Foster’s price was impressively physical. He dove in icy cold water, without a wetsuit or scuba gear, holding his breath for many minutes at a time. The waters of the Cape are among the most dangerous in the world. A diver can easily be dashed on the rocks. Foster matter-of-factly described this coastal swell as a far greater danger than the sharks he encountered every day.

In addition—partly from choice, and partly because there were few people physically capable of joining him under these conditions—Foster dove alone. The spiritual path requires this kind of courage of us. The essential commitment is personal and solitary: you alone can know and pay your particular price of entry to the spiritual path. You alone decide to stay on it.

But once we make this fierce commitment, we set powerful changes in motion. In Foster’s case, the solitude, the cold, and controlled breathing combined to focus his mind to an extraordinary state of clarity. As his depression slowly lifted, he felt the world of the kelp forest around him. At long last, he felt himself in it, as he had so longed to do. And, paradoxically, he began to draw to himself the support he needed from others—including the octopus herself.

We need support making sense of our story

Not long after he met his octopus teacher, Foster developed a second, equally important relationship—a human one. Pippa Erlich, who quit her full-time job to work on the project, directed the film and filmed many of the underwater scenes that feature Foster. But she did much more than direct My Octopus Teacher. She helped Foster decide what story to tell in the film.

In that regard, the “making of” story of this film is as fascinating as the film itself. Foster didn’t set out to make a documentary about an octopus. He was just trying to save himself. As a result, he had no script to hand to Erlich. So as the two of them dove and filmed by day, they also argued and discussed late into the night about how to use the footage.

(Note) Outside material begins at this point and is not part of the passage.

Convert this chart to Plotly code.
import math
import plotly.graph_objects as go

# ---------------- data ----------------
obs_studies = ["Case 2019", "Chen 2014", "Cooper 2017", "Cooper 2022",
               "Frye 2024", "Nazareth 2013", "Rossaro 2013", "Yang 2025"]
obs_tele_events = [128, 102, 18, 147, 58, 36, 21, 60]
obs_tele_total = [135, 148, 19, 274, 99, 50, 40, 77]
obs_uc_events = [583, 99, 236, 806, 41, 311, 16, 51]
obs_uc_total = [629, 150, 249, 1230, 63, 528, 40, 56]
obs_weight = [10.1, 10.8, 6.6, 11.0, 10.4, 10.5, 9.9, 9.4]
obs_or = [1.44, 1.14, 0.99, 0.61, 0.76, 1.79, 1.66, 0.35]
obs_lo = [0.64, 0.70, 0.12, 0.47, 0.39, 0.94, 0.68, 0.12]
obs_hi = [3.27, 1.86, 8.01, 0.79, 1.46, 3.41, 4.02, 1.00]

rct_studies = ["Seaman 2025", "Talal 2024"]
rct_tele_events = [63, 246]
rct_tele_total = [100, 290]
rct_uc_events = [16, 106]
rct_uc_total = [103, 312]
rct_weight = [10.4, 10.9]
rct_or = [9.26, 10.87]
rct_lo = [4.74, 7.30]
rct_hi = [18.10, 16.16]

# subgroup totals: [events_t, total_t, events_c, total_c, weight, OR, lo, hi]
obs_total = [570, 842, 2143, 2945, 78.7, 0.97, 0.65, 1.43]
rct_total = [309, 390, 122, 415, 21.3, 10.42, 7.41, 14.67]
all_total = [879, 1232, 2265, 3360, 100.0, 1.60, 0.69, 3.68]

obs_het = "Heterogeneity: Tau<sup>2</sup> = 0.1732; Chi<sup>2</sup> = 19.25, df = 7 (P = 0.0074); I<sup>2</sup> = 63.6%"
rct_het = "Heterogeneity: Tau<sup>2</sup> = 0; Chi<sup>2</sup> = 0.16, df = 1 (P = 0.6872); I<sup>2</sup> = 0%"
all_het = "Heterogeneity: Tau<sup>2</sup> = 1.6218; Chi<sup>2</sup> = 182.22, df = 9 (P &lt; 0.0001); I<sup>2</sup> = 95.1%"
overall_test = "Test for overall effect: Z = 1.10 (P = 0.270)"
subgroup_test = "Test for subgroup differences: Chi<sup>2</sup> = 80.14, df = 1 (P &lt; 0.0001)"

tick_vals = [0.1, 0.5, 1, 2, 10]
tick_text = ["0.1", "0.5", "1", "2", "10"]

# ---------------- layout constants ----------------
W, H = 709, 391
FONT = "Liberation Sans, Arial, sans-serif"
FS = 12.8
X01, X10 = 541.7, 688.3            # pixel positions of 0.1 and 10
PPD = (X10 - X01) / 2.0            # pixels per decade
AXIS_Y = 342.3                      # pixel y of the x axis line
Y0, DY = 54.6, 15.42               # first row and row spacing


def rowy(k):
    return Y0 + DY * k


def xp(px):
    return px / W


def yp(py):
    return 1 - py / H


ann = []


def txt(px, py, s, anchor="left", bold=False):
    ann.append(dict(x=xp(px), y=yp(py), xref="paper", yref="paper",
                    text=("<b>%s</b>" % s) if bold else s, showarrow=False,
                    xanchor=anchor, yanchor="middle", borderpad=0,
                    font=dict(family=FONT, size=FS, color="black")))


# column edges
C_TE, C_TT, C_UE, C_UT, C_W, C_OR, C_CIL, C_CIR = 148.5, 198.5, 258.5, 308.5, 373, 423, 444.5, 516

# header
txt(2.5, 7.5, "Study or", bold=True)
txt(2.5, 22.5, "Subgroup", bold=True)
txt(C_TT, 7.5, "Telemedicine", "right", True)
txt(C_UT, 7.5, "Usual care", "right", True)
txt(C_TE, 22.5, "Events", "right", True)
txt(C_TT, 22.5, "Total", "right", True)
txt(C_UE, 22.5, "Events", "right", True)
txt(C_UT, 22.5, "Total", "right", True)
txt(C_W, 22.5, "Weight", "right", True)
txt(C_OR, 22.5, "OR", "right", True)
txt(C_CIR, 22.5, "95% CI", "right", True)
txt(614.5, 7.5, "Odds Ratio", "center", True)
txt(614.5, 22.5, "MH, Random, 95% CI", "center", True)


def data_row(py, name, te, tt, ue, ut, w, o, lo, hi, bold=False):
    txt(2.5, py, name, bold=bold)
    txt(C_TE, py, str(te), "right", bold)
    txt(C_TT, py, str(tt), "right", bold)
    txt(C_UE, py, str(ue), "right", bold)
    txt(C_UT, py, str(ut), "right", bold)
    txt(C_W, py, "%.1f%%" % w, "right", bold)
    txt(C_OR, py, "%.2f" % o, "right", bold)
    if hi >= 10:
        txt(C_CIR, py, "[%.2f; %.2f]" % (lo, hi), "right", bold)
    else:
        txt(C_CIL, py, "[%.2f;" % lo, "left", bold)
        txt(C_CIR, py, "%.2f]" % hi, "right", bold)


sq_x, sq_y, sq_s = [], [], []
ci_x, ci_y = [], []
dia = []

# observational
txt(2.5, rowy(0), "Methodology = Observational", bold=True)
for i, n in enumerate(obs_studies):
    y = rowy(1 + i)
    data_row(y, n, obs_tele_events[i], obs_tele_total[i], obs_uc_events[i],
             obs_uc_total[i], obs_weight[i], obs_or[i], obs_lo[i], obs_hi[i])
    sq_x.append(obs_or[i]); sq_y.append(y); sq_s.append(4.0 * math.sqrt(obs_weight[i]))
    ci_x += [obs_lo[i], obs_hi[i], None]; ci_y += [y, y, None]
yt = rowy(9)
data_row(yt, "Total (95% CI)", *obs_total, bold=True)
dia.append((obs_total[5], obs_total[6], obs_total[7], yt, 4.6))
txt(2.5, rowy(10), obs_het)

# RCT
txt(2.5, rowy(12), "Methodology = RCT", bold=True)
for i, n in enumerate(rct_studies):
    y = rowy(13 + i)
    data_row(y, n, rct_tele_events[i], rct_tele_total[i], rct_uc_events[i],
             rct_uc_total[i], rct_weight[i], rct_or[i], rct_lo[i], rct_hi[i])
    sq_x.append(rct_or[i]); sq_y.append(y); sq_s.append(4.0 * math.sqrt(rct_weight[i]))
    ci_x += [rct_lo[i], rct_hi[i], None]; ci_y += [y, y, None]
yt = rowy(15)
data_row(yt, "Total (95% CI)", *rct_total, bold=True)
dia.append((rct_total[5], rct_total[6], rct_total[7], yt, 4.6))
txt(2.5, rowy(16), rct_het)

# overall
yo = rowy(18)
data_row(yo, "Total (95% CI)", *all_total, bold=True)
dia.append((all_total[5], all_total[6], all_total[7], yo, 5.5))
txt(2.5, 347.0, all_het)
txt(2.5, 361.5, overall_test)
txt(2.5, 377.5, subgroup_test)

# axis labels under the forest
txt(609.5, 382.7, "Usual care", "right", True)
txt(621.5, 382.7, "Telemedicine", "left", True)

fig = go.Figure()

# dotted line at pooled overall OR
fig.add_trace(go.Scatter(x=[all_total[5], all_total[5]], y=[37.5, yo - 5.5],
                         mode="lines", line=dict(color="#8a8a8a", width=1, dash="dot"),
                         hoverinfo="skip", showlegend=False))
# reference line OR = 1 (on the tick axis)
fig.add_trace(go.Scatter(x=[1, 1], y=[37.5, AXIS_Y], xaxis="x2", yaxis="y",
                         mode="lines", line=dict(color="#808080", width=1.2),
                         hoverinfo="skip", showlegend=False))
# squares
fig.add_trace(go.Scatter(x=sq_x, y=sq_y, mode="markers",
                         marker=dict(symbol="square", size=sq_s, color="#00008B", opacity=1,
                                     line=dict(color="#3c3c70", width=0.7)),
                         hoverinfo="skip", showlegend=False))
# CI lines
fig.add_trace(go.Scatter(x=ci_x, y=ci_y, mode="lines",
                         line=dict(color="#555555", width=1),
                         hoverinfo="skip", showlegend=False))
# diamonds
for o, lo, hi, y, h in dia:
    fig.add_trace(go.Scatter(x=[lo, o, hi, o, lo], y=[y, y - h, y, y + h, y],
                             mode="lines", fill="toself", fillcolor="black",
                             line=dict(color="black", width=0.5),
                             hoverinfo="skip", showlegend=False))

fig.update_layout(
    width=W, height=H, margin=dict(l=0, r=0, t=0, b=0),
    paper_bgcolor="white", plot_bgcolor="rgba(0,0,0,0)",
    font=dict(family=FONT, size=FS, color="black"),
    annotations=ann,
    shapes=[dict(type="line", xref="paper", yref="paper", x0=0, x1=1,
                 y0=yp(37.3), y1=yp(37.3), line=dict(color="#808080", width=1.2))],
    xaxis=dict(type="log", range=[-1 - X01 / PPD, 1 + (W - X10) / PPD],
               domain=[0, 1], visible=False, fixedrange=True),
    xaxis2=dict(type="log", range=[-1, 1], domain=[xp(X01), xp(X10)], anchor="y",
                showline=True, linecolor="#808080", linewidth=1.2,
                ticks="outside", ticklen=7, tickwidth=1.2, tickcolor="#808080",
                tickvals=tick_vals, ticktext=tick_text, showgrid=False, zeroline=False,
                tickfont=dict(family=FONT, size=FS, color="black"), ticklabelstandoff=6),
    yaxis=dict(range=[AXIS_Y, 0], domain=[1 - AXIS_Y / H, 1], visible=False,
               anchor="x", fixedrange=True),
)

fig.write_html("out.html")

Foster had watched in horror as two whales drowned in the nets used by an octopus fishing operation nearby. He passionately believed that environmental activism should be the central theme of the film, with the whale killings at the center. But Erlich, with equal conviction, felt the story should focus on Foster’s personal journey.

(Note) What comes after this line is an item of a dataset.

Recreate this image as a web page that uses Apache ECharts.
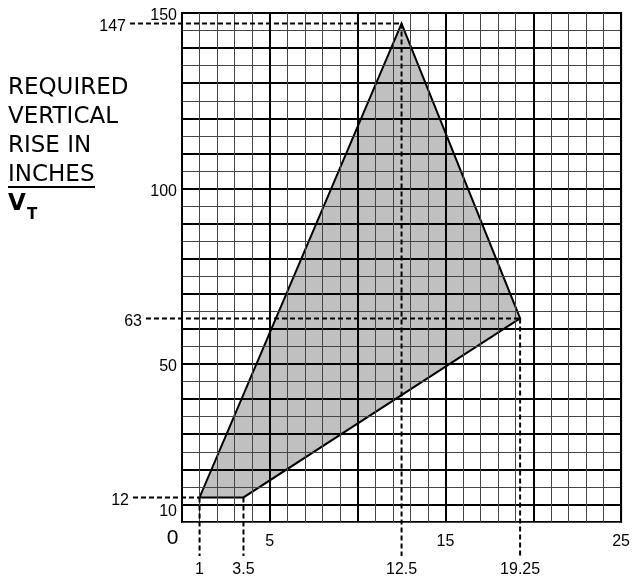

In the end, Foster bowed to Erlich. He was extremely reluctant to come out from behind the camera. But he allowed himself to be interviewed. He told the story of his depression, his yearning for connection, his transformation in the kelp forest—and of his relationship with his octopus teacher.

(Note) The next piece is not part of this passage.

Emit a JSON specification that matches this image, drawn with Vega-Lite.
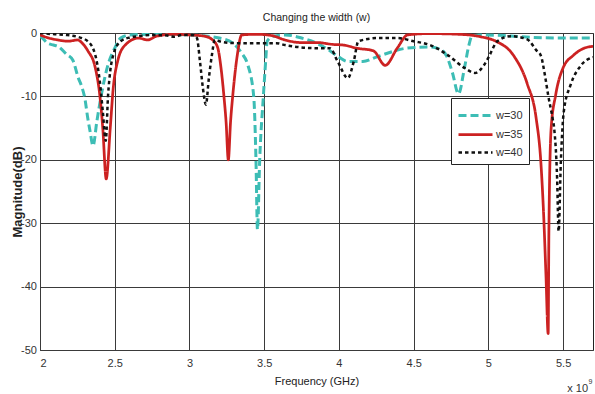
{
  "$schema": "https://vega.github.io/schema/vega-lite/v6.json",
  "width": 553,
  "height": 317,
  "autosize": {"type": "none"},
  "padding": {"left": 40, "top": 33, "right": 2, "bottom": 44},
  "background": "white",
  "title": {
    "text": "Changing the width (w)",
    "font": "Liberation Sans, Arial, sans-serif",
    "fontSize": 10.5,
    "fontWeight": "normal",
    "color": "#222222",
    "offset": 4
  },
  "config": {
    "view": {"stroke": "#222222", "strokeWidth": 1},
    "axis": {
      "domain": false,
      "grid": true,
      "gridColor": "#3a3a3a",
      "gridOpacity": 1,
      "gridWidth": 1,
      "ticks": false,
      "tickSize": 0,
      "labelFont": "Liberation Sans, Arial, sans-serif",
      "labelFontSize": 11,
      "labelColor": "#333333",
      "titleFont": "Liberation Sans, Arial, sans-serif",
      "titleFontSize": 11,
      "titleColor": "#222222",
      "titleFontWeight": "normal"
    },
    "legend": {
      "orient": "none",
      "legendX": 411,
      "legendY": 65,
      "strokeColor": "#222222",
      "fillColor": "white",
      "padding": 6,
      "symbolType": "M-1,0H2.4",
      "symbolSize": 400,
      "symbolStrokeWidth": 3,
      "labelFont": "Liberation Sans, Arial, sans-serif",
      "labelFontSize": 11,
      "labelColor": "#333333",
      "rowPadding": 1,
      "labelOffset": 16
    }
  },
  "layer": [
    {
      "data": {
        "values": [
          {"f": 2.00, "db": -0.5, "w": "w=30"},
          {"f": 2.02, "db": -0.9, "w": "w=30"},
          {"f": 2.05, "db": -1.6, "w": "w=30"},
          {"f": 2.09, "db": -1.9, "w": "w=30"},
          {"f": 2.12, "db": -2.1, "w": "w=30"},
          {"f": 2.18, "db": -3.4, "w": "w=30"},
          {"f": 2.22, "db": -4.3, "w": "w=30"},
          {"f": 2.255, "db": -7.0, "w": "w=30"},
          {"f": 2.28, "db": -8.5, "w": "w=30"},
          {"f": 2.30, "db": -10.3, "w": "w=30"},
          {"f": 2.32, "db": -13.5, "w": "w=30"},
          {"f": 2.335, "db": -15.5, "w": "w=30"},
          {"f": 2.355, "db": -17.8, "w": "w=30"},
          {"f": 2.38, "db": -14.0, "w": "w=30"},
          {"f": 2.41, "db": -9.8, "w": "w=30"},
          {"f": 2.455, "db": -5.0, "w": "w=30"},
          {"f": 2.50, "db": -2.4, "w": "w=30"},
          {"f": 2.54, "db": -0.8, "w": "w=30"},
          {"f": 2.60, "db": -0.3, "w": "w=30"},
          {"f": 2.80, "db": -0.2, "w": "w=30"},
          {"f": 3.00, "db": -0.3, "w": "w=30"},
          {"f": 3.20, "db": -0.8, "w": "w=30"},
          {"f": 3.29, "db": -1.6, "w": "w=30"},
          {"f": 3.35, "db": -3.2, "w": "w=30"},
          {"f": 3.39, "db": -5.0, "w": "w=30"},
          {"f": 3.43, "db": -10.0, "w": "w=30"},
          {"f": 3.445, "db": -20.0, "w": "w=30"},
          {"f": 3.455, "db": -31.0, "w": "w=30"},
          {"f": 3.47, "db": -20.0, "w": "w=30"},
          {"f": 3.495, "db": -9.8, "w": "w=30"},
          {"f": 3.51, "db": -4.4, "w": "w=30"},
          {"f": 3.52, "db": -1.3, "w": "w=30"},
          {"f": 3.56, "db": -0.5, "w": "w=30"},
          {"f": 3.64, "db": -0.3, "w": "w=30"},
          {"f": 3.75, "db": -0.8, "w": "w=30"},
          {"f": 3.85, "db": -1.6, "w": "w=30"},
          {"f": 3.94, "db": -2.8, "w": "w=30"},
          {"f": 4.00, "db": -3.8, "w": "w=30"},
          {"f": 4.06, "db": -4.5, "w": "w=30"},
          {"f": 4.16, "db": -4.5, "w": "w=30"},
          {"f": 4.25, "db": -3.8, "w": "w=30"},
          {"f": 4.35, "db": -3.0, "w": "w=30"},
          {"f": 4.45, "db": -2.4, "w": "w=30"},
          {"f": 4.60, "db": -2.2, "w": "w=30"},
          {"f": 4.68, "db": -2.6, "w": "w=30"},
          {"f": 4.72, "db": -3.6, "w": "w=30"},
          {"f": 4.76, "db": -6.3, "w": "w=30"},
          {"f": 4.80, "db": -9.6, "w": "w=30"},
          {"f": 4.84, "db": -5.5, "w": "w=30"},
          {"f": 4.87, "db": -1.9, "w": "w=30"},
          {"f": 4.89, "db": -0.5, "w": "w=30"},
          {"f": 4.95, "db": -0.3, "w": "w=30"},
          {"f": 5.10, "db": -0.4, "w": "w=30"},
          {"f": 5.30, "db": -0.7, "w": "w=30"},
          {"f": 5.50, "db": -0.8, "w": "w=30"},
          {"f": 5.70, "db": -0.8, "w": "w=30"},

          {"f": 2.00, "db": -0.3, "w": "w=35"},
          {"f": 2.06, "db": -0.8, "w": "w=35"},
          {"f": 2.12, "db": -1.1, "w": "w=35"},
          {"f": 2.19, "db": -1.3, "w": "w=35"},
          {"f": 2.25, "db": -1.1, "w": "w=35"},
          {"f": 2.29, "db": -1.8, "w": "w=35"},
          {"f": 2.32, "db": -2.8, "w": "w=35"},
          {"f": 2.37, "db": -5.5, "w": "w=35"},
          {"f": 2.40, "db": -9.8, "w": "w=35"},
          {"f": 2.42, "db": -15.0, "w": "w=35"},
          {"f": 2.443, "db": -23.0, "w": "w=35"},
          {"f": 2.47, "db": -15.0, "w": "w=35"},
          {"f": 2.49, "db": -8.7, "w": "w=35"},
          {"f": 2.52, "db": -4.4, "w": "w=35"},
          {"f": 2.57, "db": -1.9, "w": "w=35"},
          {"f": 2.66, "db": -0.8, "w": "w=35"},
          {"f": 2.72, "db": -1.1, "w": "w=35"},
          {"f": 2.78, "db": -0.5, "w": "w=35"},
          {"f": 2.90, "db": -0.2, "w": "w=35"},
          {"f": 3.00, "db": -0.3, "w": "w=35"},
          {"f": 3.10, "db": -0.5, "w": "w=35"},
          {"f": 3.16, "db": -1.2, "w": "w=35"},
          {"f": 3.19, "db": -2.4, "w": "w=35"},
          {"f": 3.21, "db": -5.3, "w": "w=35"},
          {"f": 3.23, "db": -9.8, "w": "w=35"},
          {"f": 3.245, "db": -14.0, "w": "w=35"},
          {"f": 3.26, "db": -20.0, "w": "w=35"},
          {"f": 3.275, "db": -14.0, "w": "w=35"},
          {"f": 3.29, "db": -9.8, "w": "w=35"},
          {"f": 3.32, "db": -3.5, "w": "w=35"},
          {"f": 3.35, "db": -0.3, "w": "w=35"},
          {"f": 3.45, "db": -0.2, "w": "w=35"},
          {"f": 3.55, "db": -0.4, "w": "w=35"},
          {"f": 3.64, "db": -1.1, "w": "w=35"},
          {"f": 3.74, "db": -1.5, "w": "w=35"},
          {"f": 3.85, "db": -1.5, "w": "w=35"},
          {"f": 3.96, "db": -1.8, "w": "w=35"},
          {"f": 4.03, "db": -1.9, "w": "w=35"},
          {"f": 4.12, "db": -2.4, "w": "w=35"},
          {"f": 4.23, "db": -2.8, "w": "w=35"},
          {"f": 4.31, "db": -5.1, "w": "w=35"},
          {"f": 4.39, "db": -2.4, "w": "w=35"},
          {"f": 4.46, "db": -0.3, "w": "w=35"},
          {"f": 4.60, "db": -0.1, "w": "w=35"},
          {"f": 4.80, "db": -0.2, "w": "w=35"},
          {"f": 4.95, "db": -0.6, "w": "w=35"},
          {"f": 5.05, "db": -1.3, "w": "w=35"},
          {"f": 5.17, "db": -3.6, "w": "w=35"},
          {"f": 5.26, "db": -8.0, "w": "w=35"},
          {"f": 5.32, "db": -13.5, "w": "w=35"},
          {"f": 5.35, "db": -20.0, "w": "w=35"},
          {"f": 5.37, "db": -28.8, "w": "w=35"},
          {"f": 5.385, "db": -38.0, "w": "w=35"},
          {"f": 5.40, "db": -47.4, "w": "w=35"},
          {"f": 5.405, "db": -31.0, "w": "w=35"},
          {"f": 5.42, "db": -15.0, "w": "w=35"},
          {"f": 5.45, "db": -9.8, "w": "w=35"},
          {"f": 5.50, "db": -5.5, "w": "w=35"},
          {"f": 5.57, "db": -3.5, "w": "w=35"},
          {"f": 5.64, "db": -2.4, "w": "w=35"},
          {"f": 5.70, "db": -2.1, "w": "w=35"},

          {"f": 2.00, "db": 0.0, "w": "w=40"},
          {"f": 2.10, "db": -0.2, "w": "w=40"},
          {"f": 2.17, "db": -0.3, "w": "w=40"},
          {"f": 2.25, "db": -0.6, "w": "w=40"},
          {"f": 2.32, "db": -1.3, "w": "w=40"},
          {"f": 2.37, "db": -3.5, "w": "w=40"},
          {"f": 2.40, "db": -7.6, "w": "w=40"},
          {"f": 2.42, "db": -12.3, "w": "w=40"},
          {"f": 2.44, "db": -17.0, "w": "w=40"},
          {"f": 2.455, "db": -10.0, "w": "w=40"},
          {"f": 2.47, "db": -6.0, "w": "w=40"},
          {"f": 2.49, "db": -3.5, "w": "w=40"},
          {"f": 2.54, "db": -1.3, "w": "w=40"},
          {"f": 2.60, "db": -0.7, "w": "w=40"},
          {"f": 2.66, "db": -0.5, "w": "w=40"},
          {"f": 2.75, "db": -0.3, "w": "w=40"},
          {"f": 2.85, "db": -0.4, "w": "w=40"},
          {"f": 2.90, "db": -0.6, "w": "w=40"},
          {"f": 2.95, "db": -0.3, "w": "w=40"},
          {"f": 3.02, "db": -0.3, "w": "w=40"},
          {"f": 3.05, "db": -0.8, "w": "w=40"},
          {"f": 3.07, "db": -4.4, "w": "w=40"},
          {"f": 3.09, "db": -8.7, "w": "w=40"},
          {"f": 3.11, "db": -11.3, "w": "w=40"},
          {"f": 3.13, "db": -7.1, "w": "w=40"},
          {"f": 3.15, "db": -3.5, "w": "w=40"},
          {"f": 3.17, "db": -1.1, "w": "w=40"},
          {"f": 3.20, "db": -1.3, "w": "w=40"},
          {"f": 3.31, "db": -1.6, "w": "w=40"},
          {"f": 3.42, "db": -1.6, "w": "w=40"},
          {"f": 3.58, "db": -1.6, "w": "w=40"},
          {"f": 3.64, "db": -1.9, "w": "w=40"},
          {"f": 3.86, "db": -2.4, "w": "w=40"},
          {"f": 3.94, "db": -2.4, "w": "w=40"},
          {"f": 3.99, "db": -4.4, "w": "w=40"},
          {"f": 4.06, "db": -7.1, "w": "w=40"},
          {"f": 4.10, "db": -4.4, "w": "w=40"},
          {"f": 4.13, "db": -1.3, "w": "w=40"},
          {"f": 4.26, "db": -0.8, "w": "w=40"},
          {"f": 4.39, "db": -0.8, "w": "w=40"},
          {"f": 4.50, "db": -1.3, "w": "w=40"},
          {"f": 4.61, "db": -1.9, "w": "w=40"},
          {"f": 4.73, "db": -3.5, "w": "w=40"},
          {"f": 4.84, "db": -5.5, "w": "w=40"},
          {"f": 4.91, "db": -6.3, "w": "w=40"},
          {"f": 4.97, "db": -5.1, "w": "w=40"},
          {"f": 5.00, "db": -3.9, "w": "w=40"},
          {"f": 5.06, "db": -1.3, "w": "w=40"},
          {"f": 5.15, "db": -0.5, "w": "w=40"},
          {"f": 5.26, "db": -1.0, "w": "w=40"},
          {"f": 5.32, "db": -2.7, "w": "w=40"},
          {"f": 5.35, "db": -3.5, "w": "w=40"},
          {"f": 5.38, "db": -6.9, "w": "w=40"},
          {"f": 5.40, "db": -9.8, "w": "w=40"},
          {"f": 5.43, "db": -13.5, "w": "w=40"},
          {"f": 5.44, "db": -15.0, "w": "w=40"},
          {"f": 5.46, "db": -23.0, "w": "w=40"},
          {"f": 5.47, "db": -31.3, "w": "w=40"},
          {"f": 5.485, "db": -20.2, "w": "w=40"},
          {"f": 5.505, "db": -12.3, "w": "w=40"},
          {"f": 5.55, "db": -8.2, "w": "w=40"},
          {"f": 5.62, "db": -5.1, "w": "w=40"},
          {"f": 5.70, "db": -3.8, "w": "w=40"}
        ]
      },
      "mark": {"type": "line", "interpolate": "monotone", "clip": true, "strokeCap": "butt"},
      "encoding": {
        "x": {
          "field": "f",
          "type": "quantitative",
          "scale": {"domain": [2, 5.7], "nice": false, "zero": false},
          "axis": {
            "values": [2, 2.5, 3, 3.5, 4, 4.5, 5, 5.5],
            "labelExpr": "'' + datum.value",
            "labelPadding": 7,
            "title": "Frequency (GHz)",
            "titlePadding": 7
          }
        },
        "y": {
          "field": "db",
          "type": "quantitative",
          "scale": {"domain": [-50, 0], "nice": false, "zero": false},
          "axis": {
            "values": [-50, -40, -30, -20, -10, 0],
            "labelExpr": "'' + datum.value",
            "labelPadding": 3.5,
            "title": "Magnitude(dB)",
            "titleFont": "Liberation Sans, Arial, sans-serif",
            "titleFontWeight": "bold",
            "titleFontSize": 13,
            "titlePadding": -4
          }
        },
        "color": {
          "field": "w",
          "type": "nominal",
          "scale": {"domain": ["w=30", "w=35", "w=40"], "range": ["#3dbdb5", "#cc2222", "#111111"]},
          "legend": {"title": null}
        },
        "strokeDash": {
          "field": "w",
          "type": "nominal",
          "scale": {"domain": ["w=30", "w=35", "w=40"], "range": [[8, 4], [1, 0], [3.5, 3]]},
          "legend": {"title": null}
        },
        "strokeWidth": {
          "field": "w",
          "type": "nominal",
          "scale": {"domain": ["w=30", "w=35", "w=40"], "range": [3, 2.5, 4]},
          "legend": {"title": null}
        }
      }
    },
    {
      "data": {"values": [{"t": "x 10"}]},
      "mark": {
        "type": "text",
        "align": "right",
        "baseline": "alphabetic",
        "dx": -5,
        "dy": 42,
        "font": "Liberation Sans, Arial, sans-serif",
        "fontSize": 11,
        "color": "#333333"
      },
      "encoding": {
        "x": {"datum": 5.7, "type": "quantitative"},
        "y": {"datum": -50, "type": "quantitative"},
        "text": {"field": "t"}
      }
    },
    {
      "data": {"values": [{"t": "9"}]},
      "mark": {
        "type": "text",
        "align": "left",
        "baseline": "alphabetic",
        "dx": -4.5,
        "dy": 34,
        "font": "Liberation Sans, Arial, sans-serif",
        "fontSize": 7,
        "color": "#333333"
      },
      "encoding": {
        "x": {"datum": 5.7, "type": "quantitative"},
        "y": {"datum": -50, "type": "quantitative"},
        "text": {"field": "t"}
      }
    }
  ]
}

We can chose the stories we tell

The resulting film is a far more inspiring call to action on behalf of environmental stewardship than a hard-hitting expose-style documentary would have been. And I found the background story of Foster and Erlich’s collaboration equally inspiring. They asked the questions we each need to ask as we create the narrative of our lives: What is our intent in the telling? What do we emphasize? What do we omit?

In their creative process, Foster and Erlich modeled the powerful reality that we can choose the way we frame the events… and that our choice profoundly affects our sense of meaning, self-worth, and contribution. Of all the powerful messages I took away from this film, I think this one is most important.